▸ WRITTEN TASK: The line containing "import seaborn as sns" marks the end: extract everything from the first line of the data through that line, exactly, with no pictures.

::::

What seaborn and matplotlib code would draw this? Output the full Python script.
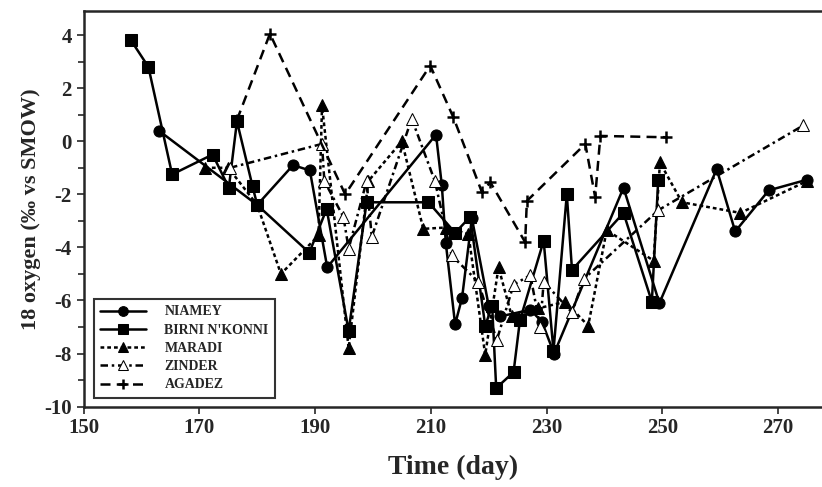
import matplotlib
matplotlib.use("Agg")
import matplotlib.pyplot as plt
from matplotlib.ticker import MultipleLocator
import pandas as pd
import seaborn as sns

# values (day of year, delta 18O)
niamey_day = [163.0, 180.0, 186.2, 189.1, 192.1, 210.9, 211.9, 212.6, 214.2, 215.4,
              217.1, 220.0, 222.0, 227.2, 229.2, 231.3, 243.3, 249.5, 259.4, 262.6,
              268.4, 275.0]
niamey_val = [0.4, -2.4, -0.9, -1.1, -4.75, 0.25, -1.65, -3.85, -6.9, -5.9,
              -2.9, -6.2, -6.6, -6.35, -6.8, -8.0, -1.75, -6.1, -1.05, -3.4,
              -1.85, -1.45]

birni_day = [158.2, 161.2, 165.3, 172.3, 175.1, 176.5, 179.2, 180.0, 189.0, 192.0,
             195.8, 198.9, 209.6, 214.2, 216.8, 219.4, 220.6, 221.3, 224.3, 225.4,
             229.5, 231.2, 233.5, 234.4, 243.3, 248.2, 249.3]
birni_val = [3.8, 2.8, -1.25, -0.5, -1.75, 0.75, -1.7, -2.4, -4.2, -2.55,
             -7.15, -2.3, -2.3, -3.45, -2.85, -6.95, -6.2, -9.3, -8.7, -6.75,
             -3.75, -7.9, -2.0, -4.85, -2.7, -6.05, -1.45]

maradi_day = [171.0, 175.0, 180.0, 184.1, 190.6, 191.2, 195.8, 199.2, 205.0, 208.7,
              212.7, 216.5, 219.4, 221.7, 224.0, 228.5, 233.2, 237.2, 240.4, 248.5,
              249.6, 253.4, 263.5, 275.0]
maradi_val = [-1.0, -1.0, -2.4, -5.0, -3.55, 1.35, -7.8, -1.5, 0.0, -3.3,
              -3.25, -3.5, -8.05, -4.75, -6.6, -6.3, -6.05, -6.95, -3.35, -4.5,
              -0.8, -2.3, -2.7, -1.5]

zinder_day = [175.3, 191.2, 191.6, 194.9, 195.8, 198.9, 199.8, 206.7, 210.7,
              213.6, 218.2, 221.4, 224.3, 227.2, 228.9, 229.5, 234.4, 236.4, 249.3,
              274.4]
zinder_val = [-1.0, -0.1, -1.5, -2.85, -4.05, -1.5, -3.6, 0.85, -1.5,
              -4.3, -5.3, -7.5, -5.4, -5.05, -7.0, -5.3, -6.45, -5.2, -2.6,
              0.6]

agadez_day = [176.5, 182.2, 195.2, 209.9, 213.9, 218.8, 220.3, 226.3, 226.6, 236.7,
              238.4, 239.3, 250.7]
agadez_val = [0.8, 4.05, -2.0, 2.85, 0.9, -1.9, -1.55, -3.8, -2.25, -0.1,
              -2.1, 0.2, 0.15]

sns.set_style("ticks")
plt.rcParams["font.family"] = ["Liberation Serif", "DejaVu Serif"]
plt.rcParams["font.weight"] = "bold"
plt.rcParams["axes.unicode_minus"] = False

fig = plt.figure(figsize=(8.22, 4.87), dpi=100)
ax = fig.add_axes([0.1017, 0.165, 0.8983, 0.812])

series = [
    ("NIAMEY", niamey_day, niamey_val, dict(marker="o", linestyle="-", markerfacecolor="black")),
    ("BIRNI N'KONNI", birni_day, birni_val, dict(marker="s", linestyle="-", markerfacecolor="black")),
    ("MARADI", maradi_day, maradi_val, dict(marker="^", linestyle=(0, (1.5, 1.2)), markerfacecolor="black")),
    ("ZINDER", zinder_day, zinder_val, dict(marker="^", linestyle=(0, (3, 1.5, 1, 1.5)), markerfacecolor="white")),
    ("AGADEZ", agadez_day, agadez_val, dict(marker="+", linestyle=(0, (4, 2.5)), markeredgewidth=1.8)),
]

for name, days, vals, style in series:
    df = pd.DataFrame({"day": days, "o18": vals})
    sns.lineplot(data=df, x="day", y="o18", sort=False, estimator=None, ax=ax,
                 color="black", linewidth=1.8, markersize=8, markeredgecolor="black",
                 label=name, **style)

ax.set_xlim(150, 277.6)
ax.set_ylim(-10, 4.9)
ax.set_xticks(range(150, 271, 20))
ax.yaxis.set_major_locator(MultipleLocator(2))
ax.yaxis.set_minor_locator(MultipleLocator(1))
ax.tick_params(axis="both", which="both", direction="out", width=1.2, labelsize=15)
ax.tick_params(axis="both", which="major", length=5)
ax.tick_params(axis="y", which="minor", length=4)
for lab in ax.get_xticklabels() + ax.get_yticklabels():
    lab.set_fontweight("bold")

for side in ["left", "bottom", "top"]:
    ax.spines[side].set_linewidth(1.8)
ax.spines["right"].set_visible(False)

ax.set_xlabel("Time (day)", fontsize=20, fontweight="bold", labelpad=12)
ax.set_ylabel("18 oxygen (‰ vs SMOW)", fontsize=16, fontweight="bold", labelpad=2)

leg = ax.legend(loc="lower left", bbox_to_anchor=(0.005, 0.005), frameon=True,
                fancybox=False, edgecolor="black", handlelength=3.3,
                prop={"family": ["Liberation Serif"], "weight": "bold", "size": 10},
                borderpad=0.45, labelspacing=0.38, handletextpad=1.3)
leg.get_frame().set_linewidth(1.5)
for h in leg.legend_handles:
    h.set_markersize(7)

fig.savefig("out.png", dpi=100)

::::

▸ RESPONSE:
What seaborn and matplotlib code would draw this? Output the full Python script.
import matplotlib
matplotlib.use("Agg")
import matplotlib.pyplot as plt
from matplotlib.ticker import MultipleLocator
import pandas as pd
import seaborn as sns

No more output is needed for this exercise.